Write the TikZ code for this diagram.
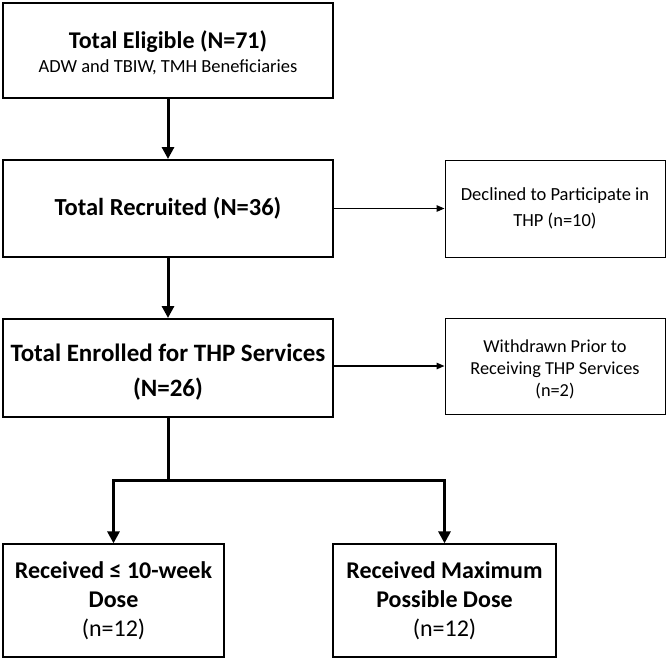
\documentclass[tikz,border=0pt]{standalone}
\usepackage{fontspec}
\setmainfont{Carlito}
\usetikzlibrary{arrows.meta}
\tikzset{
  x=1pt, y=-1pt,
  bigbox/.style={draw, line width=2pt, inner sep=0pt, align=center},
  sidebox/.style={draw, line width=1pt, inner sep=0pt, align=center},
  thick arrow/.style={line width=3pt, -{Triangle[length=12pt,width=12pt]}},
  thin arrow/.style={line width=1.4pt, -{Triangle[length=8pt,width=6.5pt]}},
  thick line/.style={line width=3pt}
}
\begin{document}
\begin{tikzpicture}
\useasboundingbox (0,0) rectangle (668,659);
\node[bigbox, minimum width=330pt, minimum height=95pt] (elig) at (168,50.5)
  {};
\node[align=center, inner sep=0pt] (eligtxt) at (168,53)
  {{\fontsize{24}{26}\selectfont\bfseries Total Eligible (N=71)}\\[6pt]{\fontsize{18.5}{22}\selectfont ADW and TBIW, TMH Beneficiaries}};
\node[bigbox, minimum width=330pt, minimum height=97pt] (recr) at (168,208.5)
  {\fontsize{24.5}{26}\selectfont\bfseries Total Recruited (N=36)};
\node[sidebox, minimum width=220pt, minimum height=97pt, font={\fontsize{18.5}{26}\selectfont}] (decl) at (555,208.5)
  {Declined to Participate in\\THP (n=10)};
\node[bigbox, minimum width=330pt, minimum height=98pt] (enrl) at (168,368)
  {};
\node[align=center, inner sep=0pt, font={\fontsize{25}{35}\selectfont\bfseries}] (enrltxt) at (168,372)
  {Total Enrolled for THP Services\\(N=26)};
\node[sidebox, minimum width=220pt, minimum height=96pt] (wdrn) at (555,366)
  {};
\node[align=center, inner sep=0pt, font={\fontsize{18.3}{22}\selectfont}] (wdrntxt) at (555,369)
  {Withdrawn Prior to\\Receiving THP Services\\(n=2)};
\node[bigbox, line width=1.3pt, minimum width=221pt, minimum height=113pt, font={\fontsize{24}{29}\selectfont}] (low) at (113.5,600.5)
  {\textbf{Received ≤ 10-week}\\\textbf{Dose}\\(n=12)};
\node[bigbox, line width=1.3pt, minimum width=223pt, minimum height=113pt, font={\fontsize{24}{29}\selectfont}] (max) at (444.5,600.5)
  {\textbf{Received Maximum}\\\textbf{Possible Dose}\\(n=12)};
\coordinate (split) at (168,480);
\draw[thick arrow] (elig.south) -- (recr.north);
\draw[thick arrow] (recr.south) -- (enrl.north);
\draw[thin arrow] (recr.east) -- (decl.west);
\draw[thin arrow] (enrl.east |- wdrn.west) -- (wdrn.west);
\draw[thick line] (enrl.south) -- (split);
\draw[thick arrow] (split) -| (low.north);
\draw[thick arrow] (split) -| (max.north);
\end{tikzpicture}
\end{document}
········
## Given task
Output each line exactly; omit every picture.

## Solution to this problem
Write the TikZ code for this diagram.
\documentclass[tikz,border=0pt]{standalone}
\usepackage{fontspec}
\setmainfont{Carlito}
\usetikzlibrary{arrows.meta}
\tikzset{
  x=1pt, y=-1pt,
  bigbox/.style={draw, line width=2pt, inner sep=0pt, align=center},
  sidebox/.style={draw, line width=1pt, inner sep=0pt, align=center},
  thick arrow/.style={line width=3pt, -{Triangle[length=12pt,width=12pt]}},
  thin arrow/.style={line width=1.4pt, -{Triangle[length=8pt,width=6.5pt]}},
  thick line/.style={line width=3pt}
}
\begin{document}
\begin{tikzpicture}
\useasboundingbox (0,0) rectangle (668,659);
\node[bigbox, minimum width=330pt, minimum height=95pt] (elig) at (168,50.5)
  {};
\node[align=center, inner sep=0pt] (eligtxt) at (168,53)
  {{\fontsize{24}{26}\selectfont\bfseries Total Eligible (N=71)}\\[6pt]{\fontsize{18.5}{22}\selectfont ADW and TBIW, TMH Beneficiaries}};
\node[bigbox, minimum width=330pt, minimum height=97pt] (recr) at (168,208.5)
  {\fontsize{24.5}{26}\selectfont\bfseries Total Recruited (N=36)};
\node[sidebox, minimum width=220pt, minimum height=97pt, font={\fontsize{18.5}{26}\selectfont}] (decl) at (555,208.5)
  {Declined to Participate in\\THP (n=10)};
\node[bigbox, minimum width=330pt, minimum height=98pt] (enrl) at (168,368)
  {};
\node[align=center, inner sep=0pt, font={\fontsize{25}{35}\selectfont\bfseries}] (enrltxt) at (168,372)
  {Total Enrolled for THP Services\\(N=26)};
\node[sidebox, minimum width=220pt, minimum height=96pt] (wdrn) at (555,366)
  {};
\node[align=center, inner sep=0pt, font={\fontsize{18.3}{22}\selectfont}] (wdrntxt) at (555,369)
  {Withdrawn Prior to\\Receiving THP Services\\(n=2)};
\node[bigbox, line width=1.3pt, minimum width=221pt, minimum height=113pt, font={\fontsize{24}{29}\selectfont}] (low) at (113.5,600.5)
  {\textbf{Received ≤ 10-week}\\\textbf{Dose}\\(n=12)};
\node[bigbox, line width=1.3pt, minimum width=223pt, minimum height=113pt, font={\fontsize{24}{29}\selectfont}] (max) at (444.5,600.5)
  {\textbf{Received Maximum}\\\textbf{Possible Dose}\\(n=12)};
\coordinate (split) at (168,480);
\draw[thick arrow] (elig.south) -- (recr.north);
\draw[thick arrow] (recr.south) -- (enrl.north);
\draw[thin arrow] (recr.east) -- (decl.west);
\draw[thin arrow] (enrl.east |- wdrn.west) -- (wdrn.west);
\draw[thick line] (enrl.south) -- (split);
\draw[thick arrow] (split) -| (low.north);
\draw[thick arrow] (split) -| (max.north);
\end{tikzpicture}
\end{document}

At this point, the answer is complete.